Birla Corporation (NS: BRLC ): We maintain BUY on Birla Corporation (BCORP), with a higher target price of INR 1,770/share (8.5x Mar-26E consolidated EBITDA). Cement sales volume grew 13% YoY (+1% QoQ) in Q3. Cement NSR rose 2% QoQ. Cement opex cooled off 3% QoQ owing to reduction in input/freight costs. Thus, unitary EBITDA rebounded to a 10-quarter high of INR 899/MT (+INR 220/MT QoQ). The greenfield SGU of 1.4mn MT in Prayagraj, UP, is expected to be commissioned by FY25 end. Maihar line-2 clinker expansion is expected to be commissioned by FY27. We expect a recovery in margins on Mukutban’s ramp-up and its incentive accrual from Q4FY24 onwards, and other ongoing cost rationalisation initiatives, which will be partially set off by the expiry of Kundanganj incentives from FY24-end. We continue to like BCORP for its large retail presence in the lucrative north/central regions.

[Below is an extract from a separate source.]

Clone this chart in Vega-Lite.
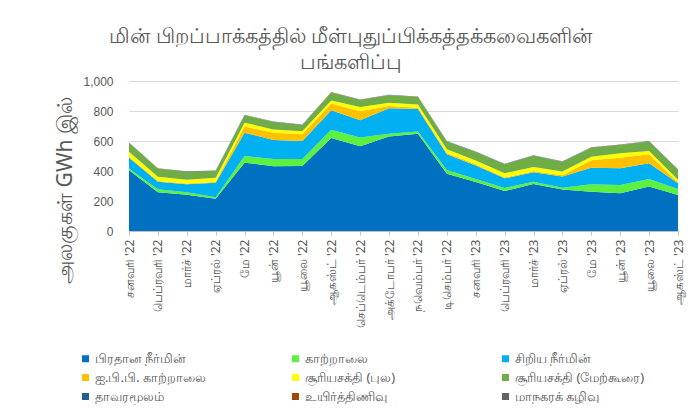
{
  "$schema": "https://vega.github.io/schema/vega-lite/v6.json",
  "width": 549,
  "height": 150,
  "autosize": "none",
  "padding": {"left": 129, "top": 81, "right": 21, "bottom": 186},
  "background": "white",
  "title": {
    "text": ["மின்  பிறப்பாக்கத்தில்   மீள்புதுப்பிக்கத்தக்கவைகளின்", "பங்களிப்பு"],
    "anchor": "middle",
    "dx": -53,
    "offset": 2,
    "fontSize": 21,
    "fontWeight": "normal",
    "color": "#595959",
    "font": "Noto Sans",
    "lineHeight": 26
  },
  "datasets": {
    "months": [
      {"m": "சனவரி '22", "hydro": 405, "wind": 12, "mini": 72, "ippw": 6, "solar": 34, "roof": 58, "dendro": 1, "bio": 1, "msw": 1},
      {"m": "பெப்ரவரி '22", "hydro": 258, "wind": 20, "mini": 50, "ippw": 5, "solar": 28, "roof": 55, "dendro": 1, "bio": 1, "msw": 1},
      {"m": "மார்ச் '22", "hydro": 242, "wind": 17, "mini": 53, "ippw": 5, "solar": 25, "roof": 53, "dendro": 1, "bio": 1, "msw": 1},
      {"m": "ஏப்ரல் '22", "hydro": 215, "wind": 10, "mini": 97, "ippw": 5, "solar": 28, "roof": 45, "dendro": 1, "bio": 1, "msw": 1},
      {"m": "மே '22", "hydro": 455, "wind": 45, "mini": 155, "ippw": 42, "solar": 25, "roof": 50, "dendro": 1, "bio": 1, "msw": 1},
      {"m": "யூன் '22", "hydro": 432, "wind": 48, "mini": 127, "ippw": 48, "solar": 22, "roof": 50, "dendro": 1, "bio": 1, "msw": 1},
      {"m": "யூலை '22", "hydro": 433, "wind": 47, "mini": 120, "ippw": 45, "solar": 20, "roof": 42, "dendro": 1, "bio": 1, "msw": 1},
      {"m": "ஆகஸ்ட் '22", "hydro": 620, "wind": 55, "mini": 130, "ippw": 45, "solar": 20, "roof": 53, "dendro": 1, "bio": 1, "msw": 1},
      {"m": "செப்டெம்பர் '22", "hydro": 565, "wind": 58, "mini": 115, "ippw": 60, "solar": 28, "roof": 48, "dendro": 1, "bio": 1, "msw": 1},
      {"m": "அக்டோபர் '22", "hydro": 630, "wind": 18, "mini": 170, "ippw": 15, "solar": 22, "roof": 50, "dendro": 1, "bio": 1, "msw": 1},
      {"m": "நவெம்பர் '22", "hydro": 648, "wind": 15, "mini": 150, "ippw": 8, "solar": 22, "roof": 50, "dendro": 1, "bio": 1, "msw": 1},
      {"m": "டிசெம்பர் '22", "hydro": 382, "wind": 25, "mini": 105, "ippw": 8, "solar": 25, "roof": 52, "dendro": 1, "bio": 1, "msw": 1},
      {"m": "சனவரி '23", "hydro": 327, "wind": 20, "mini": 90, "ippw": 8, "solar": 25, "roof": 57, "dendro": 1, "bio": 1, "msw": 1},
      {"m": "பெப்ரவரி '23", "hydro": 267, "wind": 20, "mini": 64, "ippw": 6, "solar": 28, "roof": 60, "dendro": 1, "bio": 1, "msw": 1},
      {"m": "மார்ச் '23", "hydro": 313, "wind": 16, "mini": 62, "ippw": 8, "solar": 28, "roof": 75, "dendro": 1, "bio": 1, "msw": 1},
      {"m": "ஏப்ரல் '23", "hydro": 277, "wind": 12, "mini": 75, "ippw": 8, "solar": 25, "roof": 65, "dendro": 1, "bio": 1, "msw": 1},
      {"m": "மே '23", "hydro": 262, "wind": 50, "mini": 110, "ippw": 50, "solar": 23, "roof": 60, "dendro": 2, "bio": 1, "msw": 1},
      {"m": "யூன் '23", "hydro": 252, "wind": 55, "mini": 111, "ippw": 70, "solar": 30, "roof": 55, "dendro": 2, "bio": 1, "msw": 1},
      {"m": "யூலை '23", "hydro": 296, "wind": 50, "mini": 105, "ippw": 60, "solar": 22, "roof": 63, "dendro": 2, "bio": 1, "msw": 1},
      {"m": "ஆகஸ்ட் '23", "hydro": 240, "wind": 40, "mini": 38, "ippw": 5, "solar": 18, "roof": 68, "dendro": 1, "bio": 1, "msw": 1}
    ],
    "series": [
      {"k": "hydro", "name": "பிரதான நீர்மின்", "o": 1},
      {"k": "wind", "name": "காற்றாலை", "o": 2},
      {"k": "mini", "name": "சிறிய நீர்மின்", "o": 3},
      {"k": "ippw", "name": "ஐ.பி.பி. காற்றாலை", "o": 4},
      {"k": "solar", "name": "சூரியசக்தி (புல)", "o": 5},
      {"k": "roof", "name": "சூரியசக்தி (மேற்கூரை)", "o": 6},
      {"k": "dendro", "name": "தாவரமூலம்", "o": 7},
      {"k": "bio", "name": "உயிர்த்திணிவு", "o": 8},
      {"k": "msw", "name": "மாநகரக் கழிவு", "o": 9}
    ]
  },
  "data": {"name": "months"},
  "transform": [
    {"fold": ["hydro", "wind", "mini", "ippw", "solar", "roof", "dendro", "bio", "msw"], "as": ["k", "v"]},
    {"lookup": "k", "from": {"data": {"name": "series"}, "key": "k", "fields": ["name", "o"]}}
  ],
  "mark": {"type": "area", "opacity": 1},
  "encoding": {
    "x": {
      "field": "m",
      "type": "nominal",
      "sort": null,
      "scale": {"type": "point", "padding": 0},
      "axis": {
        "title": null,
        "labelAngle": -90,
        "labelAlign": "right",
        "labelBaseline": "middle",
        "labelFontSize": 12,
        "labelColor": "#595959",
        "labelPadding": 4,
        "domainColor": "#BFBFBF",
        "tickColor": "#BFBFBF",
        "tickSize": 4,
        "grid": false,
        "labelFont": "Noto Sans"
      }
    },
    "y": {
      "field": "v",
      "type": "quantitative",
      "stack": "zero",
      "scale": {"domain": [0, 1000], "nice": false},
      "axis": {
        "title": "அலகுகள்  GWh  இல்",
        "titleFontSize": 21,
        "titleFontWeight": "normal",
        "titleColor": "#595959",
        "titleFont": "Noto Sans",
        "titleX": -64,
        "titleY": 109,
        "titleAngle": -90,
        "titleAlign": "center",
        "titleBaseline": "middle",
        "values": [0, 200, 400, 600, 800, 1000],
        "format": ",d",
        "labelFontSize": 12,
        "labelColor": "#595959",
        "labelFont": "Liberation Sans",
        "labelPadding": 16,
        "domain": false,
        "ticks": false,
        "gridColor": "#D9D9D9",
        "gridWidth": 1.2
      }
    },
    "color": {
      "field": "name",
      "type": "nominal",
      "scale": {
        "domain": ["பிரதான நீர்மின்", "காற்றாலை", "சிறிய நீர்மின்", "ஐ.பி.பி. காற்றாலை", "சூரியசக்தி (புல)", "சூரியசக்தி (மேற்கூரை)", "தாவரமூலம்", "உயிர்த்திணிவு", "மாநகரக் கழிவு"],
        "range": ["#0070C0", "#5CF040", "#00B0F0", "#FFC000", "#FFFF00", "#70AD47", "#255E91", "#9E480E", "#636363"]
      },
      "legend": {
        "title": null,
        "orient": "none",
        "legendX": -50,
        "legendY": 271,
        "direction": "horizontal",
        "columns": 3,
        "gridAlign": "all",
        "symbolType": "square",
        "symbolSize": 49,
        "symbolStrokeWidth": 0,
        "symbolOffset": 0,
        "labelOffset": 3,
        "labelFontSize": 13,
        "labelColor": "#595959",
        "labelFont": "Noto Sans",
        "labelLimit": 250,
        "columnPadding": 64,
        "rowPadding": 5
      }
    },
    "order": {"field": "o", "type": "quantitative", "sort": "ascending"}
  },
  "config": {
    "view": {"stroke": null},
    "axis": {"gridColor": "#D9D9D9"}
  }
}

V-MART Retail (NS: VMAR ): In our recent upgrade note, we highlighted the bottoming out of V-MART KPIs. While still early days, green shoots can be seen. Revenue grew 14.4% YoY to INR8.89bn (in-line). Core V-MART operations grew 17% YoY to INR7.28bn (in-line). 9M SSSG remained flat (Q3FY24: 4%). Footfalls/sales densities (footfalls/sq. ft) continue to recover. Limeroad losses continue to ebb (down 29% QoQ to INR141mn). FY25 is likely to be the year of efficiency wherein management focuses on (1) weeding out unprofitable stores and (2) sharpening product range in freshness and price points (factored in). We largely maintain our FY25/26 EBITDA estimates and maintain our BUY rating on VMART with a DCF-based TP of INR2,550/sh (implying 22x FY26 EV/EBITDA).